◆ WHAT IS NEEDED: Write every line of the material out exactly as shown.
· · · · ·
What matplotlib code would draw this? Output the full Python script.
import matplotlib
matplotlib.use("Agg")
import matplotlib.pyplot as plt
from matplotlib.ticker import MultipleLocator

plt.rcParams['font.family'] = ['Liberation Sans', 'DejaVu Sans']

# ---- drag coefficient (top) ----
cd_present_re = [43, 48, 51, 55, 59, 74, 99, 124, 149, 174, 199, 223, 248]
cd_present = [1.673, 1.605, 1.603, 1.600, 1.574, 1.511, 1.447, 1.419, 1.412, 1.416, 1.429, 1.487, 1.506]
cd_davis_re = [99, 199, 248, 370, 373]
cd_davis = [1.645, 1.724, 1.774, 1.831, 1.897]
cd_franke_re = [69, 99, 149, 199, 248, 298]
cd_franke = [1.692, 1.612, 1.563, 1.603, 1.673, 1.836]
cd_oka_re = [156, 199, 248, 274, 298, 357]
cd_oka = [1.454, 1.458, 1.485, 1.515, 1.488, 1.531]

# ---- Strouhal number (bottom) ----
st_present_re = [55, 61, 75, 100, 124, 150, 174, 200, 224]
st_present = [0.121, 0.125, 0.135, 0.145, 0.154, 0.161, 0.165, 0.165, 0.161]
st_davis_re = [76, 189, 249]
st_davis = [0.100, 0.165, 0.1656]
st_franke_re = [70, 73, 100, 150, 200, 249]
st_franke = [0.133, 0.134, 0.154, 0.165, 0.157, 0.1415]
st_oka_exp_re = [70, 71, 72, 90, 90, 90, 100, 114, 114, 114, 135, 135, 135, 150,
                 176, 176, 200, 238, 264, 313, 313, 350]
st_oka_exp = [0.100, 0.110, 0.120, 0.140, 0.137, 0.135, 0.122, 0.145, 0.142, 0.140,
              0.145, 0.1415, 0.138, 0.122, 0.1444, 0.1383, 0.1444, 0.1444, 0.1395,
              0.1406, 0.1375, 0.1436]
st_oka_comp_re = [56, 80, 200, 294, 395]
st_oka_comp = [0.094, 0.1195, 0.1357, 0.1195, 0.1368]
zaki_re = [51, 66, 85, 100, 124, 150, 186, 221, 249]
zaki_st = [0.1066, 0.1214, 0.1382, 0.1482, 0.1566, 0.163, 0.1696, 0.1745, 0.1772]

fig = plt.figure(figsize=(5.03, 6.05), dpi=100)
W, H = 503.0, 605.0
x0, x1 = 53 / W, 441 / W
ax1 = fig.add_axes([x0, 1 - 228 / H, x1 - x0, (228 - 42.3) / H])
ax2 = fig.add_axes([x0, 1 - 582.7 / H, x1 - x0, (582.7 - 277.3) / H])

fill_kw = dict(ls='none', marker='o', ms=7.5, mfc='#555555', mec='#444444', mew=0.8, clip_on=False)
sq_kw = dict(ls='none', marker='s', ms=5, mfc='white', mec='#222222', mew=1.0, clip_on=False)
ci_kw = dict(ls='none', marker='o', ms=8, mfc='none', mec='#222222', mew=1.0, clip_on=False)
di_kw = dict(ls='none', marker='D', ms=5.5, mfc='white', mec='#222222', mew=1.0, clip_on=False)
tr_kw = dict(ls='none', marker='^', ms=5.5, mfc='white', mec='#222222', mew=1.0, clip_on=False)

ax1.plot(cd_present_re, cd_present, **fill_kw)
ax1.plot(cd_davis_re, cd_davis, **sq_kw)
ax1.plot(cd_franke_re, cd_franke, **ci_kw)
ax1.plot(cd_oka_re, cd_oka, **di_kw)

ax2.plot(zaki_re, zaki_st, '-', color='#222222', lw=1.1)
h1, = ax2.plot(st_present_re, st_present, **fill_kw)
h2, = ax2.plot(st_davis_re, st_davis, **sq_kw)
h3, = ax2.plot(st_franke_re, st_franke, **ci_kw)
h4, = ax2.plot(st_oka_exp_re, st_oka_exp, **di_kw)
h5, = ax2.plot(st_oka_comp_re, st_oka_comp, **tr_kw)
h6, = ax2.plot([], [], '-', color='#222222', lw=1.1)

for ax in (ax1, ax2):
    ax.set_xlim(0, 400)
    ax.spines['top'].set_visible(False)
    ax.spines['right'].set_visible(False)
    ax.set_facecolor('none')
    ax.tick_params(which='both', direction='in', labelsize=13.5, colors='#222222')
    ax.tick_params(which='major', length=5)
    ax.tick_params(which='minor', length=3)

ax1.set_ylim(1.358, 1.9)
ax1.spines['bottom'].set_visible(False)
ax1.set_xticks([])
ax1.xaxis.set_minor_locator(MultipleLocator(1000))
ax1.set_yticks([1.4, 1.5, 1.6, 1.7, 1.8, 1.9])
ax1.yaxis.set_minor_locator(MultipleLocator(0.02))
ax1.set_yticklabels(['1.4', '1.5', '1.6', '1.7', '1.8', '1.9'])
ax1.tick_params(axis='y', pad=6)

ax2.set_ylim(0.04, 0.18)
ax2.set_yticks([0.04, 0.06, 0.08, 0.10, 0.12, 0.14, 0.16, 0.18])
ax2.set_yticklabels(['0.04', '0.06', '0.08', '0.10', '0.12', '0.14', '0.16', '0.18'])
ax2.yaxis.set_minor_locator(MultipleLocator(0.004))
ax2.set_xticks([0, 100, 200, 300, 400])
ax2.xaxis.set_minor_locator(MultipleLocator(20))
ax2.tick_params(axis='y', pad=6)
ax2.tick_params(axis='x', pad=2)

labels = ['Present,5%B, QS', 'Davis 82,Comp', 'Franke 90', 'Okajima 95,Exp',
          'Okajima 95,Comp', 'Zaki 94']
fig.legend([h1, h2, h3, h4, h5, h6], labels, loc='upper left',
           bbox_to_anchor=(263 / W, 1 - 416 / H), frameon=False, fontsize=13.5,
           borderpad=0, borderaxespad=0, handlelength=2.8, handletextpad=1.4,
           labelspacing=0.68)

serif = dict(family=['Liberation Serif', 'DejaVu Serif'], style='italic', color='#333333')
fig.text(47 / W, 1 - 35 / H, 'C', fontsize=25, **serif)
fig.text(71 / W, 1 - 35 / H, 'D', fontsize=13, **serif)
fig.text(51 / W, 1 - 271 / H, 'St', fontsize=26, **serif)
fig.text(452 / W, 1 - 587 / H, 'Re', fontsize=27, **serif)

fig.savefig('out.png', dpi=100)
· · · · ·
◆ PROBLEM SOLUTION:
What matplotlib code would draw this? Output the full Python script.
import matplotlib
matplotlib.use("Agg")
import matplotlib.pyplot as plt
from matplotlib.ticker import MultipleLocator

plt.rcParams['font.family'] = ['Liberation Sans', 'DejaVu Sans']

# ---- drag coefficient (top) ----
cd_present_re = [43, 48, 51, 55, 59, 74, 99, 124, 149, 174, 199, 223, 248]
cd_present = [1.673, 1.605, 1.603, 1.600, 1.574, 1.511, 1.447, 1.419, 1.412, 1.416, 1.429, 1.487, 1.506]
cd_davis_re = [99, 199, 248, 370, 373]
cd_davis = [1.645, 1.724, 1.774, 1.831, 1.897]
cd_franke_re = [69, 99, 149, 199, 248, 298]
cd_franke = [1.692, 1.612, 1.563, 1.603, 1.673, 1.836]
cd_oka_re = [156, 199, 248, 274, 298, 357]
cd_oka = [1.454, 1.458, 1.485, 1.515, 1.488, 1.531]

# ---- Strouhal number (bottom) ----
st_present_re = [55, 61, 75, 100, 124, 150, 174, 200, 224]
st_present = [0.121, 0.125, 0.135, 0.145, 0.154, 0.161, 0.165, 0.165, 0.161]
st_davis_re = [76, 189, 249]
st_davis = [0.100, 0.165, 0.1656]
st_franke_re = [70, 73, 100, 150, 200, 249]
st_franke = [0.133, 0.134, 0.154, 0.165, 0.157, 0.1415]
st_oka_exp_re = [70, 71, 72, 90, 90, 90, 100, 114, 114, 114, 135, 135, 135, 150,
                 176, 176, 200, 238, 264, 313, 313, 350]
st_oka_exp = [0.100, 0.110, 0.120, 0.140, 0.137, 0.135, 0.122, 0.145, 0.142, 0.140,
              0.145, 0.1415, 0.138, 0.122, 0.1444, 0.1383, 0.1444, 0.1444, 0.1395,
              0.1406, 0.1375, 0.1436]
st_oka_comp_re = [56, 80, 200, 294, 395]
st_oka_comp = [0.094, 0.1195, 0.1357, 0.1195, 0.1368]
zaki_re = [51, 66, 85, 100, 124, 150, 186, 221, 249]
zaki_st = [0.1066, 0.1214, 0.1382, 0.1482, 0.1566, 0.163, 0.1696, 0.1745, 0.1772]

fig = plt.figure(figsize=(5.03, 6.05), dpi=100)
W, H = 503.0, 605.0
x0, x1 = 53 / W, 441 / W
ax1 = fig.add_axes([x0, 1 - 228 / H, x1 - x0, (228 - 42.3) / H])
ax2 = fig.add_axes([x0, 1 - 582.7 / H, x1 - x0, (582.7 - 277.3) / H])

fill_kw = dict(ls='none', marker='o', ms=7.5, mfc='#555555', mec='#444444', mew=0.8, clip_on=False)
sq_kw = dict(ls='none', marker='s', ms=5, mfc='white', mec='#222222', mew=1.0, clip_on=False)
ci_kw = dict(ls='none', marker='o', ms=8, mfc='none', mec='#222222', mew=1.0, clip_on=False)
di_kw = dict(ls='none', marker='D', ms=5.5, mfc='white', mec='#222222', mew=1.0, clip_on=False)
tr_kw = dict(ls='none', marker='^', ms=5.5, mfc='white', mec='#222222', mew=1.0, clip_on=False)

ax1.plot(cd_present_re, cd_present, **fill_kw)
ax1.plot(cd_davis_re, cd_davis, **sq_kw)
ax1.plot(cd_franke_re, cd_franke, **ci_kw)
ax1.plot(cd_oka_re, cd_oka, **di_kw)

ax2.plot(zaki_re, zaki_st, '-', color='#222222', lw=1.1)
h1, = ax2.plot(st_present_re, st_present, **fill_kw)
h2, = ax2.plot(st_davis_re, st_davis, **sq_kw)
h3, = ax2.plot(st_franke_re, st_franke, **ci_kw)
h4, = ax2.plot(st_oka_exp_re, st_oka_exp, **di_kw)
h5, = ax2.plot(st_oka_comp_re, st_oka_comp, **tr_kw)
h6, = ax2.plot([], [], '-', color='#222222', lw=1.1)

for ax in (ax1, ax2):
    ax.set_xlim(0, 400)
    ax.spines['top'].set_visible(False)
    ax.spines['right'].set_visible(False)
    ax.set_facecolor('none')
    ax.tick_params(which='both', direction='in', labelsize=13.5, colors='#222222')
    ax.tick_params(which='major', length=5)
    ax.tick_params(which='minor', length=3)

ax1.set_ylim(1.358, 1.9)
ax1.spines['bottom'].set_visible(False)
ax1.set_xticks([])
ax1.xaxis.set_minor_locator(MultipleLocator(1000))
ax1.set_yticks([1.4, 1.5, 1.6, 1.7, 1.8, 1.9])
ax1.yaxis.set_minor_locator(MultipleLocator(0.02))
ax1.set_yticklabels(['1.4', '1.5', '1.6', '1.7', '1.8', '1.9'])
ax1.tick_params(axis='y', pad=6)

ax2.set_ylim(0.04, 0.18)
ax2.set_yticks([0.04, 0.06, 0.08, 0.10, 0.12, 0.14, 0.16, 0.18])
ax2.set_yticklabels(['0.04', '0.06', '0.08', '0.10', '0.12', '0.14', '0.16', '0.18'])
ax2.yaxis.set_minor_locator(MultipleLocator(0.004))
ax2.set_xticks([0, 100, 200, 300, 400])
ax2.xaxis.set_minor_locator(MultipleLocator(20))
ax2.tick_params(axis='y', pad=6)
ax2.tick_params(axis='x', pad=2)

labels = ['Present,5%B, QS', 'Davis 82,Comp', 'Franke 90', 'Okajima 95,Exp',
          'Okajima 95,Comp', 'Zaki 94']
fig.legend([h1, h2, h3, h4, h5, h6], labels, loc='upper left',
           bbox_to_anchor=(263 / W, 1 - 416 / H), frameon=False, fontsize=13.5,
           borderpad=0, borderaxespad=0, handlelength=2.8, handletextpad=1.4,
           labelspacing=0.68)

serif = dict(family=['Liberation Serif', 'DejaVu Serif'], style='italic', color='#333333')
fig.text(47 / W, 1 - 35 / H, 'C', fontsize=25, **serif)
fig.text(71 / W, 1 - 35 / H, 'D', fontsize=13, **serif)
fig.text(51 / W, 1 - 271 / H, 'St', fontsize=26, **serif)
fig.text(452 / W, 1 - 587 / H, 'Re', fontsize=27, **serif)

fig.savefig('out.png', dpi=100)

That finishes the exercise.